Which modulation is considered here to get 70Mbps for 20MHz B? For 16QAM then 67Mbps or nearly 70 Mbps is correct but with 64QAM it is 100Mbps. Assuming SISO. Else I am not understanding how you came across 70Mbps for 20 MHz (same goes for 1.25MHz).
Thanks

1. This is the theoretical maximum given a certain Signal to Noise Ratio (SNR). If you keep increasing the SNR you will get higher theoretical capacities. I would encourage you to experiment yourself with the formula.

2. Diya says:

How C for BW 20MHz is 70Mbps? For complete 20 MHz it’s coming around 271Mbps. Thanks.

1. This is the theoretical maximum given a certain Signal to Noise Ratio (SNR). If you keep increasing the SNR you will get higher theoretical capacities. I would encourage you to experiment yourself with the formula.

3. phil says:

So, channel capacity is relatively higher with narrow bandwidths.

Is this why LTE has lots of narrow resource blocks and sub-carriers?

1. John says:

Capacity does not change by dividing the frequency band into narrower frequency bins (keeping the SNR to be the same for each bin). Narrower frequency bins make the task of an equilizer easy since the frequency response over a frequency bin can be assumed to be constant.

4. John says:

Yes Satya you are right. I have made the correction. Thank you!

5. Satyabrata Mohanty says:

If I am not wrong, above plot is inbetween Capacity-Bandwidth rather than Capacity-SNR.

Kindly see to it.

6. Satyabrata Mohanty says:

Sir, Thanks

SNR = P/(B*No)

Keeping P and No constant, SNR or SNR(dB) will decrease with increase in B.

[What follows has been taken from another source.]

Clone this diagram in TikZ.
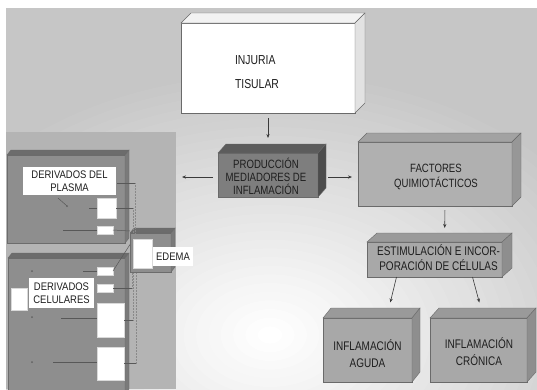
\documentclass[tikz,border=0pt]{standalone}
\usepackage{fontspec}
\setmainfont{Liberation Sans}[FakeStretch=0.8]
\newfontfamily\labfont{Liberation Sans}[FakeStretch=0.86]
\usetikzlibrary{arrows.meta}
\definecolor{bgcol}{HTML}{C6C6C6}
\definecolor{panelcol}{HTML}{B4B4B4}
\definecolor{edgecol}{HTML}{6A6A6A}
\definecolor{txtcol}{HTML}{1E1E1E}
\definecolor{arrcol}{HTML}{3A3A3A}
\definecolor{injF}{HTML}{FFFFFF}
\definecolor{injT}{HTML}{F2F2F2}
\definecolor{injS}{HTML}{E2E2E2}
\definecolor{prodF}{HTML}{7E7E7E}
\definecolor{prodT}{HTML}{5C5C5C}
\definecolor{prodS}{HTML}{4C4C4C}
\definecolor{lightF}{HTML}{B0B0B0}
\definecolor{lightT}{HTML}{A2A2A2}
\definecolor{lightS}{HTML}{979797}
\definecolor{midF}{HTML}{A8A8A8}
\definecolor{midT}{HTML}{9A9A9A}
\definecolor{midS}{HTML}{8E8E8E}
\definecolor{derF}{HTML}{8E8E8E}
\definecolor{derT}{HTML}{6C6C6C}
\definecolor{derS}{HTML}{7A7A7A}
\newcommand{\cubefaces}[5]{%
  \filldraw[fill=#4, draw=edgecol, line width=0.4pt] (#1.north west) -- ++(#2,-#3) -- ([shift={(#2,-#3)}]#1.north east) -- (#1.north east) -- cycle;
  \filldraw[fill=#5, draw=edgecol, line width=0.4pt] (#1.north east) -- ++(#2,-#3) -- ([shift={(#2,-#3)}]#1.south east) -- (#1.south east) -- cycle;
}
\begin{document}
\begin{tikzpicture}[x=1pt,y=-1pt,
  every node/.style={inner sep=0pt, outer sep=0pt},
  front/.style={draw=edgecol, line width=0.4pt, rectangle},
  txt/.style={text=txtcol, align=center},
  lab/.style={fill=white, text=txtcol, align=center, font={\labfont\fontsize{11}{12.5}\selectfont}},
  whiterect/.style={fill=white, draw=white!85!black, line width=0.3pt},
  arr/.style={draw=arrcol, line width=0.6pt, -{Stealth[length=4pt,width=3.2pt]}},
  leader/.style={draw=arrcol!85, line width=0.5pt},
  dotleader/.style={draw=arrcol!60, line width=0.5pt, densely dotted}]
\useasboundingbox (0,0) rectangle (537,389);
% background
\fill[white] (0,0) rectangle (537,389);
\begin{scope}
  \clip (6,8) rectangle (537,389);
  \fill[bgcol] (6,8) rectangle (537,389);
  \foreach \i in {0,...,29}{
    \pgfmathsetmacro{\rf}{1-\i/30}
    \pgfmathsetmacro{\wp}{(\i+1)*100/30}
    \fill[white!\wp!bgcol] (270,335) ellipse ({370*\rf} and {260*\rf});
  }
\end{scope}
% left panel
\node[fill=panelcol, minimum width=170, minimum height=257, anchor=north west] (panel) at (6,132) {};

% ---- main 3D boxes
\node[front, fill=injF, minimum width=174, minimum height=90] (injuria) at (268,68) {};
\cubefaces{injuria}{10}{10}{injT}{injS}
\node[front, fill=prodF, minimum width=100, minimum height=44] (prod) at (268,175) {};
\cubefaces{prod}{8}{9}{prodT}{prodS}
\node[front, fill=lightF, minimum width=154, minimum height=64] (factores) at (435,174) {};
\cubefaces{factores}{9}{9}{lightT}{lightS}
\node[front, fill=midF, minimum width=135, minimum height=35] (estim) at (434.5,259.5) {};
\cubefaces{estim}{10}{9}{midT}{midS}
\node[front, fill=midF, minimum width=89, minimum height=64] (aguda) at (367.5,350) {};
\cubefaces{aguda}{8}{10}{midT}{midS}
\node[front, fill=midF, minimum width=97, minimum height=64] (cronica) at (478.5,350) {};
\cubefaces{cronica}{9}{10}{midT}{midS}

% ---- texts of main boxes
\node[txt, align=left, font=\fontsize{13}{24}\selectfont] (injuriaT) at (257,72) {INJURIA\\TISULAR};
\node[txt, font=\fontsize{12}{13}\selectfont] (prodT) at (266,176) {PRODUCCIÓN\\MEDIADORES DE\\INFLAMACIÓN};
\node[txt, font=\fontsize{12}{15}\selectfont] (factT) at (436,177) {FACTORES\\QUIMIOTÁCTICOS};
\node[txt, font=\fontsize{12.5}{15}\selectfont] (estT) at (438.5,258) {ESTIMULACIÓN E INCOR-\\PORACIÓN DE CÉLULAS};
\node[txt, font=\fontsize{12.5}{17}\selectfont] (agT) at (367.5,353.5) {INFLAMACIÓN\\AGUDA};
\node[txt, font=\fontsize{12.5}{17}\selectfont] (crT) at (479,351.5) {INFLAMACIÓN\\CRÓNICA};

% ---- main arrows
\draw[arr, shorten <=5pt, shorten >=15pt] (injuria.south) -- (prod.north);
\draw[arr, shorten <=5pt, shorten >=6pt] ([yshift=-2]prod.west) -- ([yshift=-2]prod.west -| panel.east);
\draw[arr, shorten <=10pt, shorten >=6pt] ([yshift=-2]prod.east) -- ([yshift=-2]prod.east -| factores.west);
\draw[arr, shorten <=4pt, shorten >=14pt] ([xshift=10]factores.south) -- ([xshift=10]estim.north);
\draw[arr, shorten >=16pt] ([xshift=-38]estim.south) -- ([xshift=19]aguda.north);
\draw[arr, shorten >=16pt] ([xshift=38]estim.south) -- ([xshift=5]cronica.north);

% ---- left panel boxes
\node[front, draw=derT, fill=derF, minimum width=118, minimum height=88] (plasma) at (66,199) {};
\cubefaces{plasma}{4}{5}{derT}{derS}
\node[front, draw=derT, fill=derF, minimum width=117, minimum height=136] (celul) at (66.5,326) {};
\cubefaces{celul}{4}{5}{derT}{derS}
\node[front, draw=derT, fill=derF, minimum width=41, minimum height=39] (edemabox) at (150.5,252.5) {};
\cubefaces{edemabox}{4}{5}{derT}{derS}

% white elements
\node[whiterect, minimum width=19, minimum height=20] (p1) at (106.5,208) {};
\node[whiterect, minimum width=16, minimum height=8] (p2) at (105,230) {};
\node[whiterect, minimum width=16, minimum height=8] (c1) at (105,271) {};
\node[whiterect, minimum width=16, minimum height=8] (c2) at (105,288) {};
\node[whiterect, minimum width=27, minimum height=34] (c3) at (110.5,320) {};
\node[whiterect, minimum width=27, minimum height=33] (c4) at (110.5,363.5) {};
\node[whiterect, minimum width=16, minimum height=22] (cl) at (19,299) {};
\node[whiterect, minimum width=19, minimum height=29] (e1) at (142.5,253.5) {};

% labels
\node[lab, minimum width=93, minimum height=28] (plasmaL) at (69.5,181) {DERIVADOS DEL\\PLASMA};
\node[lab, minimum width=65, minimum height=30, font={\labfont\fontsize{11}{13}\selectfont}] (celL) at (61.5,293) {DERIVADOS\\CELULARES};
\node[lab, minimum width=40, minimum height=19] (edemaL) at (173,256.5) {EDEMA};

% leaders (plasma)
\coordinate (pd0) at (58,198);
\coordinate (pd1) at (67,206);
\draw[leader] (pd0) -- (pd1);
\coordinate (pa) at (89,208);
\draw[leader] (pa) -- (p1.west);
\coordinate (pb) at (63,230);
\draw[leader] (pb) -- (p2.west);
\coordinate (pc) at (117,183);
\coordinate (pc2) at (135,183);
\draw[leader] (pc) -- (pc2);
\draw[dotleader] (pc2) -- (pc2 |- edemabox.north);
\draw[leader] (p1.east) -- ++(17,0) coordinate (pe2);
\draw[dotleader] (pe2) -- (pe2 |- edemabox.north);
\draw[leader] (p2.east) -- ([shift={(0,-2)}]edemabox.north west);
% leaders (celulares)
\coordinate (ca) at (83,271);
\draw[leader] (ca) -- (c1.west);
\draw[leader] (c1.east) -- ([yshift=8]edemabox.west);
\draw[leader] (c2.east) -- ++(19,0) coordinate (cb2);
\draw[dotleader] (cb2) -- (cb2 |- edemabox.south);
\coordinate (cc) at (61,318);
\draw[leader] (cc) -- (cc -| c3.west);
\draw[leader] (c3.east) -- ++(9,0) coordinate (cc2);
\draw[dotleader] (cc2) -- (cc2 |- edemabox.south);
\coordinate (cd) at (53,362);
\draw[leader] (cd) -- (cd -| c4.west);
\draw[leader] (c4.east) -- ++(12,0) coordinate (cd2);
\draw[dotleader] (cd2) -- (cd2 |- edemabox.south);
% small marks
\foreach \p in {(32,271),(32,317),(32,362),(67,206)} \fill[arrcol!80] \p circle (1);
\end{tikzpicture}
\end{document}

Of course, with increase in B, capacity increases giving capacity-bandwith plot correctly as plotted above.
But, capacity-SNR(dB) plot is coming otherwise. Since, in this case, capacity increases even if SNR(dB) decreases because of increased B.

7. ymf says:

Hi John,

Thanks for the post. Just a quick question, if Shannon’s Theorem was modelled in a Time-Invariant Channel using a channel realization matrix H with SNR = (P*|H|^2)/(noise variance), how will I obtain a capacity curve if I was to have fixed signal power P?
Currently I am varying P in order to obtain a curve similar to yours, with H being a random 1×1 (or 2×2) complex valued matrix.